* [THE RECORDS]:
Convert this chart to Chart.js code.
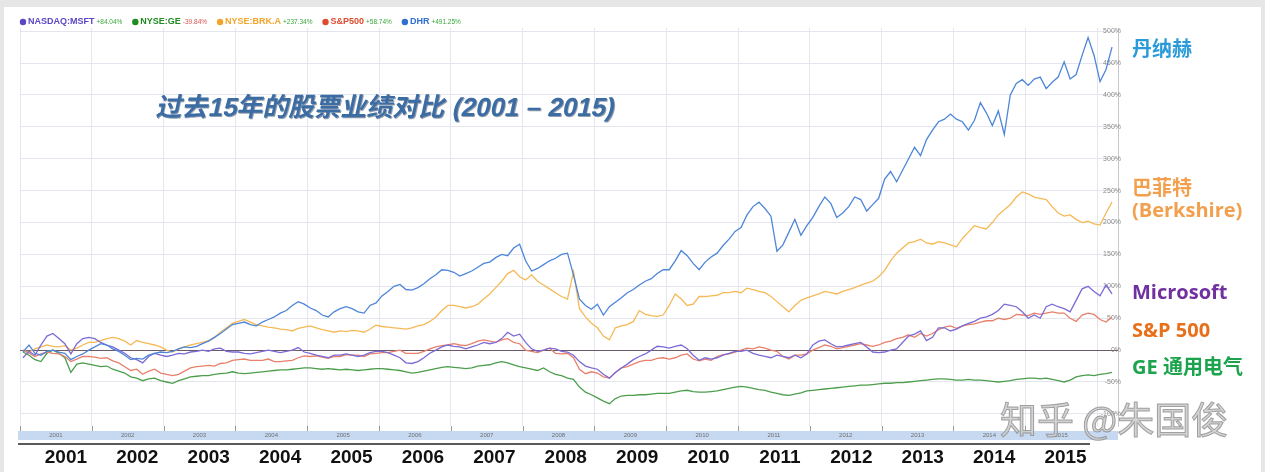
...
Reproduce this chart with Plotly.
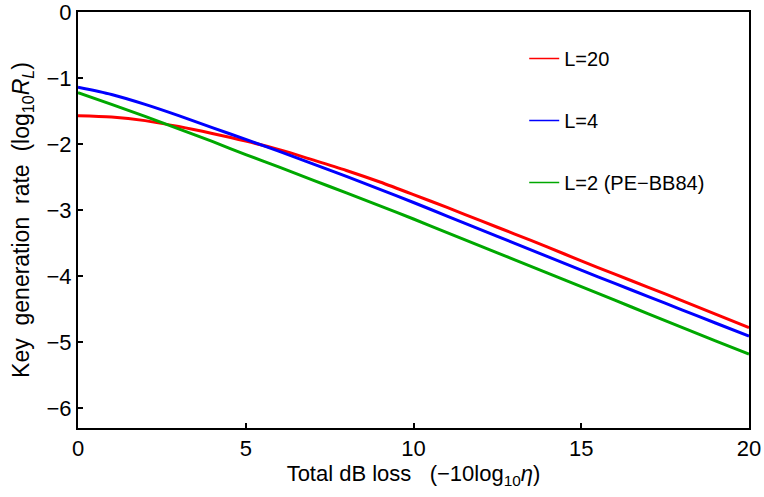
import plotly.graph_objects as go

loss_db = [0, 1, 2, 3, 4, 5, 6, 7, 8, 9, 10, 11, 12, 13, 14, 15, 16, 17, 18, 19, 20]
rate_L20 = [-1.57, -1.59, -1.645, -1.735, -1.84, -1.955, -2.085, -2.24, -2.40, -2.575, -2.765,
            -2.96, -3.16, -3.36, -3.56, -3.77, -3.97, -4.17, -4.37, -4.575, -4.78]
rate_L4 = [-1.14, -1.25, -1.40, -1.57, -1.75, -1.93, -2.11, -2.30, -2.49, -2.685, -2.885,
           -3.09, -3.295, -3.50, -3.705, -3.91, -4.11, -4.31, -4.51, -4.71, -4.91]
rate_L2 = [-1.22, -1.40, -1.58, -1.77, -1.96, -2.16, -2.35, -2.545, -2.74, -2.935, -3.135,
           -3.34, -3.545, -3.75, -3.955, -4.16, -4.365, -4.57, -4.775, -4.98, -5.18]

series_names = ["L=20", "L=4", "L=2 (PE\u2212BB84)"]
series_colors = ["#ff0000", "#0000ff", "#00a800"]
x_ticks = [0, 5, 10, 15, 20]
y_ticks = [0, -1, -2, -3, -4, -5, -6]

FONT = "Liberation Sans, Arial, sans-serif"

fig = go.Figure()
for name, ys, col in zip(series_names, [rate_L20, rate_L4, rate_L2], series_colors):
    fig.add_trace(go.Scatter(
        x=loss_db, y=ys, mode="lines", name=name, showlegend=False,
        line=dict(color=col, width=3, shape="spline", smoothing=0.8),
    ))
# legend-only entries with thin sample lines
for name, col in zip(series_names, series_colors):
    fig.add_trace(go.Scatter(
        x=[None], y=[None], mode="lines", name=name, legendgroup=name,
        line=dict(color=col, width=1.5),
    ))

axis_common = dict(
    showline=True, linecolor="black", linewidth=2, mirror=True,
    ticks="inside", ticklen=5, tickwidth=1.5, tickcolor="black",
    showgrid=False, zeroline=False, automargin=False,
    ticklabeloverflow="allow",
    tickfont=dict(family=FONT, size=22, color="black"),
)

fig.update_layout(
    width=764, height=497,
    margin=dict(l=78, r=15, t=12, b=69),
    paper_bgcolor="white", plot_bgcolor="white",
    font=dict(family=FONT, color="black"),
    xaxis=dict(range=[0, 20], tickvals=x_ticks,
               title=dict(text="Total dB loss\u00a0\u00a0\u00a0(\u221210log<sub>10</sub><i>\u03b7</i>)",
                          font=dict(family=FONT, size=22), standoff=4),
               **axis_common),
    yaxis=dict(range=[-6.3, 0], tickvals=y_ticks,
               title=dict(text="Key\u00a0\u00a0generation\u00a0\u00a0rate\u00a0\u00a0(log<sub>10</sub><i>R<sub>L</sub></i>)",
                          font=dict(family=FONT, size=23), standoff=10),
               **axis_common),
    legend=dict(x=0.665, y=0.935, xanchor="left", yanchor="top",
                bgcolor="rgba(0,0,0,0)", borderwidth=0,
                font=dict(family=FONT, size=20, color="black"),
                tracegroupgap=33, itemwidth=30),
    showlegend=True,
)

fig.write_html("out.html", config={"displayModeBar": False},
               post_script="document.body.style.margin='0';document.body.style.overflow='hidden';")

* [GIVEN REQUEST]: Give only the number of lines that include the word "chart".

* [EXERCISE RESULT]: 2